Patsy Shields returned after being alerted by a neighbour to find the front, back and internal doors smashed and his home ransacked. ``The RUC did more damage than the loyalist bombers,'' says Patsy. ``The place had been turned upside down.''
Meanwhile, in Gough barracks, Peter Brannigan and John Smith were not being questioned. ``The RUC were simply going through the motions,'' says John. ``I arrived at Gough after 8am and I was held until around 5pm but I was only interviewed for about 20 minutes. I was told I had been arrested in relation to a bombing on Hallowe'en night in which an RUC man had been injured but the RUC weren't serious about questioning me.''
Peter Brannigan was also held in Gough until 5pm. He was questioned only for a few minutes before being released. Peter believes his arrest and the raid on his home are connected to a series of harassment cases he has recently taken against the RUC and UDR.
John Smith believes his arrest and the raid were even more sinister. ``Last time my home was raided by the RUC in 1993, the house was attacked by loyalists a short time later,'' says John. ``The RUC paid particular attention to the security measures in the house. We are fearful this raid is another prelude to a loyalist attack.''
Renewed Antrim attacks
After a lull of a number of weeks, loyalist bombers have renewed their attacks on Catholic families in the Antrim area. Over the weekend, the homes of two Catholic families, living in Birchill Park and the Springfarm Estate, respectively, were targeted.
In the first incident, a man who had been living in the predominantly loyalist Birchill Park area for over 20 years vowed to leave his home.
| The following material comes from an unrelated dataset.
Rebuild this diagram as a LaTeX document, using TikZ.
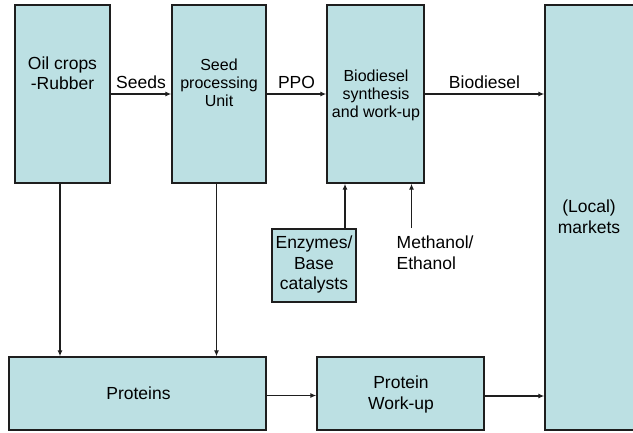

The man, who didn't want to be identified, said that he and his two grown up sons had been living away from the house after masked gunmen threatened and assaulted them a couple of weeks ago.
The last straw came for him when a petrol bomb was thrown through the upstairs window of the house in the early hours of Sunday morning 1 April, causing damage to a bedroom. At the time of the petrol bombing the house was unoccupied, as the man and his sons had moved in with relatives as they waited to be rehoused.
Just 24 hours earlier, a Catholic family of six living on the Springfarm estate was the target of loyalist arsonists, who pushed lighted paper through a window. Alerted by their fire alarm, the family, including a heavily pregnant woman and children aged six and three, were able to make their escape. The pregnant woman, however, was injured as she climbed out of a downstairs window. Although admitted to hospital for observation, she was discharged on Sunday.
Sinn Féin representative for the Antrim area, Martin Meehan, said the reality for Catholics in the area was that they were living under the constant threat of loyalist attacks.
``Loyalist gangs have been involved in a systematic campaign of intimidation in an attempt to drive Catholics from the town,'' said Meehan.